Von manchen dieser Situationen und wie man ihnen widerstand, erzählt Helga Weyhe in dem langen Interview, das sie mit Martina Trauschke und Ingrid A. Schmidt geführt hat und das 2017 unter dem Titel „Im Gegenteil, ich bin frei“ [2] erschien.
Aber auch davon, wie sie in den früheren Zeiten der DDR, in denen es noch möglich war, mehrere Reisen nach Italien, sogar in die USA machen konnte. Dort in New York hatte ihr Onkel Erhard Weyhe nach Aufenthalten im europäischen Ausland, zuletzt in London, 1919 in der Lexington Avenue die berühmte Kunstbuchhandlung und den Verlag Weyhe Gallery gegründet. Er starb 1972, so dass ihn seine Nichte nicht mehr in seiner Buchhandlung besuchen konnte, aber der Onkel kam bisweilen auch in Salzwedel zu Besuch.

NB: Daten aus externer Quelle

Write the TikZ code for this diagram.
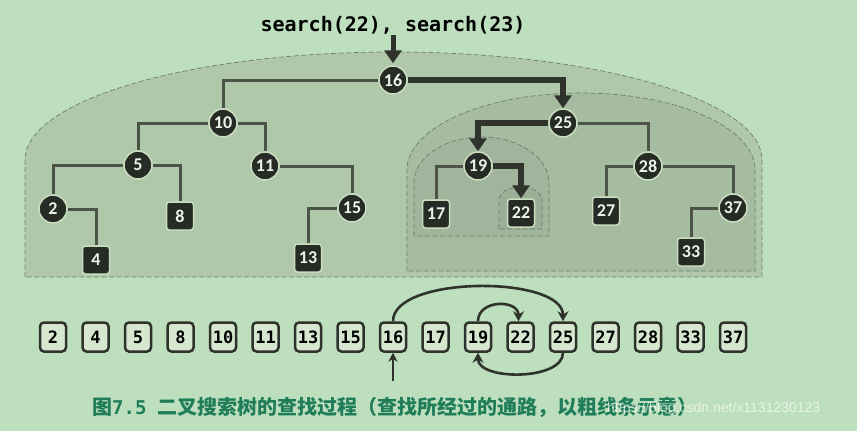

Bei unserem Besuch nun während unserer Ferien lernten wir diese alerte, präsente Buchhändlerin kennen, die mit Sicherheit nach wie vor von jedem Buch, jeder Landkarte, jedem Kalender in ihrem Sortiment weiß, wo sie stehen. Vor ihrer Ladentheke hat sie Bücherstapel mit den Titeln, die ihr wichtig sind, u.a. natürlich und mit viel Stolz darauf hingewiesen, das oben erwähnte Büchlein mit ihrem Interview, dazu von Erich Kästner „Über das Verbrennen von Büchern“ oder sein Tagebuch „Notabene 45“. Und Erika Manns Kinderbuch aus dem Jahre 1932 „Stoffel fliegt übers Meer“, mit den Illustrationen von Ricky Hallgarten (1902-1932), in den Klaus Mann so unsterblich verliebt war. Heute erscheint das Buch – bereits in der 3. Auflage - im Verlag Kirchheim, München. Man kann sicher davon ausgehen, dass viele der verkauften Exemplare auf das Konto von Helga Weyhe gehen.
Und nach wie vor organisiert sie auch Lesungen in ihrem Laden, bei denen alle sicher sehr zusammenrücken müssen (aber sind das nicht die schönsten Lesungen?), für den Herbst sind schon wieder neue geplant.
Dennoch, das gesteht sie in einem Interview dem Deutschlandfunk 2017 [3], ihr größter Traum wäre es, wenn sie einmal eine Lesung mit Paul Auster abhalten könnte. Großspurig habe ich ihr versprochen, meine Drähte als Literaturagent im Ruhestand in Gang zu setzen, um zu helfen, den Traum möglicherweise Wirklichkeit werden zu lassen. Vielleicht mache ich mir Illusionen, aber ich rechne dabei mit der aktiven Hilfe von Austers deutschem Verlag, dem Rowohlt Verlag in Hamburg, der mit seinem neuen Sitz im Bieberhaus zur Buchhandlung Weyhe in der Altperverstraße nº 11 in 29410 Salzwedel keine 140 km weit weg liegt.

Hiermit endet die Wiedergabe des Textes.